What to work on | Nothing in the data should change when you return it, but leave the pictures out.

[Start]

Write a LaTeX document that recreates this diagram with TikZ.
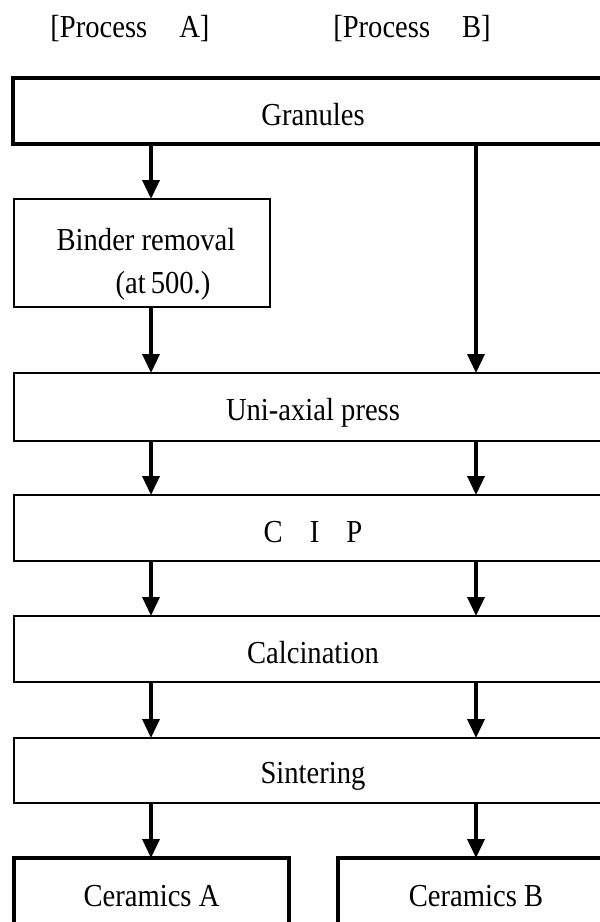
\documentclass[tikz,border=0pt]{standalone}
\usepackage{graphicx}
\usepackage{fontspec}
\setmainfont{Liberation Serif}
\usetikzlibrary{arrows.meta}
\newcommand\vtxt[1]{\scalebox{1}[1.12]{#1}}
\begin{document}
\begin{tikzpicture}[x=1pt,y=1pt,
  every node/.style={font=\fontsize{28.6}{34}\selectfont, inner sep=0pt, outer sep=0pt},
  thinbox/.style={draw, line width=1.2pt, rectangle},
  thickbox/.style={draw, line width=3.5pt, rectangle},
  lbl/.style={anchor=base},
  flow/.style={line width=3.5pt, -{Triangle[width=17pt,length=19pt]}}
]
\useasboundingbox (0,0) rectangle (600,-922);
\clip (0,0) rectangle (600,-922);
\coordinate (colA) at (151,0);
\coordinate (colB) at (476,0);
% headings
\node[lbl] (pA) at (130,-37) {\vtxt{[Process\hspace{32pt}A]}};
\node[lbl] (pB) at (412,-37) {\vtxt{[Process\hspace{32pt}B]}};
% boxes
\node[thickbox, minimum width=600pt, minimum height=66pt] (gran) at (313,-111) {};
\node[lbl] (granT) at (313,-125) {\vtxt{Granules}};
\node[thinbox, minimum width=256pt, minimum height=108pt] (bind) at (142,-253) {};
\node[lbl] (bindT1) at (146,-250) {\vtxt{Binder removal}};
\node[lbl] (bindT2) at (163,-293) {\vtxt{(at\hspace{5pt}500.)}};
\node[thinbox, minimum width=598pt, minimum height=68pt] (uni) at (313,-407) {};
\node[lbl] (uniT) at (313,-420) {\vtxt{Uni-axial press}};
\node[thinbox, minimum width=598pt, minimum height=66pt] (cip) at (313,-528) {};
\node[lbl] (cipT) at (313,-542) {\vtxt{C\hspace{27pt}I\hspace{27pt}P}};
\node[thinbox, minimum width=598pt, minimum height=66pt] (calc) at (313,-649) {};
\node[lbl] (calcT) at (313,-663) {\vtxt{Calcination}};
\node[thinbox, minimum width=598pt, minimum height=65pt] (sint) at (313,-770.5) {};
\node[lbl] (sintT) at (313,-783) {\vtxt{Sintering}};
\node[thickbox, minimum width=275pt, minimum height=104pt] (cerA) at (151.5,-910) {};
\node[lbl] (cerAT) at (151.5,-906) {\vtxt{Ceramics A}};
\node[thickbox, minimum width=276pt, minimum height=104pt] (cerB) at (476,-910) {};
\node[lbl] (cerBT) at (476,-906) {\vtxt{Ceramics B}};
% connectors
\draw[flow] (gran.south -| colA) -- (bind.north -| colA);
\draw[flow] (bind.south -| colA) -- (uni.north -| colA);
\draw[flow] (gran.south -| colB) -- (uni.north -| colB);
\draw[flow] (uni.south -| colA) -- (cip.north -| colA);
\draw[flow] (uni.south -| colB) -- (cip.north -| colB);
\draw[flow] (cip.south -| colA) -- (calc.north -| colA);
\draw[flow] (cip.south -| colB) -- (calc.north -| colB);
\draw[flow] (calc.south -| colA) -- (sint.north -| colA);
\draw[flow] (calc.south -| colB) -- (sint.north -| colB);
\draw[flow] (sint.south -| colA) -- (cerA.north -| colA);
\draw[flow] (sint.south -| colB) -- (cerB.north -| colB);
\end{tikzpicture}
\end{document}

[End]

Exercise response |
Write a LaTeX document that recreates this diagram with TikZ.
\documentclass[tikz,border=0pt]{standalone}
\usepackage{graphicx}
\usepackage{fontspec}
\setmainfont{Liberation Serif}
\usetikzlibrary{arrows.meta}
\newcommand\vtxt[1]{\scalebox{1}[1.12]{#1}}
\begin{document}
\begin{tikzpicture}[x=1pt,y=1pt,
  every node/.style={font=\fontsize{28.6}{34}\selectfont, inner sep=0pt, outer sep=0pt},
  thinbox/.style={draw, line width=1.2pt, rectangle},
  thickbox/.style={draw, line width=3.5pt, rectangle},
  lbl/.style={anchor=base},
  flow/.style={line width=3.5pt, -{Triangle[width=17pt,length=19pt]}}
]
\useasboundingbox (0,0) rectangle (600,-922);
\clip (0,0) rectangle (600,-922);
\coordinate (colA) at (151,0);
\coordinate (colB) at (476,0);
% headings
\node[lbl] (pA) at (130,-37) {\vtxt{[Process\hspace{32pt}A]}};
\node[lbl] (pB) at (412,-37) {\vtxt{[Process\hspace{32pt}B]}};
% boxes
\node[thickbox, minimum width=600pt, minimum height=66pt] (gran) at (313,-111) {};
\node[lbl] (granT) at (313,-125) {\vtxt{Granules}};
\node[thinbox, minimum width=256pt, minimum height=108pt] (bind) at (142,-253) {};
\node[lbl] (bindT1) at (146,-250) {\vtxt{Binder removal}};
\node[lbl] (bindT2) at (163,-293) {\vtxt{(at\hspace{5pt}500.)}};
\node[thinbox, minimum width=598pt, minimum height=68pt] (uni) at (313,-407) {};
\node[lbl] (uniT) at (313,-420) {\vtxt{Uni-axial press}};
\node[thinbox, minimum width=598pt, minimum height=66pt] (cip) at (313,-528) {};
\node[lbl] (cipT) at (313,-542) {\vtxt{C\hspace{27pt}I\hspace{27pt}P}};
\node[thinbox, minimum width=598pt, minimum height=66pt] (calc) at (313,-649) {};
\node[lbl] (calcT) at (313,-663) {\vtxt{Calcination}};
\node[thinbox, minimum width=598pt, minimum height=65pt] (sint) at (313,-770.5) {};
\node[lbl] (sintT) at (313,-783) {\vtxt{Sintering}};
\node[thickbox, minimum width=275pt, minimum height=104pt] (cerA) at (151.5,-910) {};
\node[lbl] (cerAT) at (151.5,-906) {\vtxt{Ceramics A}};
\node[thickbox, minimum width=276pt, minimum height=104pt] (cerB) at (476,-910) {};
\node[lbl] (cerBT) at (476,-906) {\vtxt{Ceramics B}};
% connectors
\draw[flow] (gran.south -| colA) -- (bind.north -| colA);
\draw[flow] (bind.south -| colA) -- (uni.north -| colA);
\draw[flow] (gran.south -| colB) -- (uni.north -| colB);
\draw[flow] (uni.south -| colA) -- (cip.north -| colA);
\draw[flow] (uni.south -| colB) -- (cip.north -| colB);
\draw[flow] (cip.south -| colA) -- (calc.north -| colA);
\draw[flow] (cip.south -| colB) -- (calc.north -| colB);
\draw[flow] (calc.south -| colA) -- (sint.north -| colA);
\draw[flow] (calc.south -| colB) -- (sint.north -| colB);
\draw[flow] (sint.south -| colA) -- (cerA.north -| colA);
\draw[flow] (sint.south -| colB) -- (cerB.north -| colB);
\end{tikzpicture}
\end{document}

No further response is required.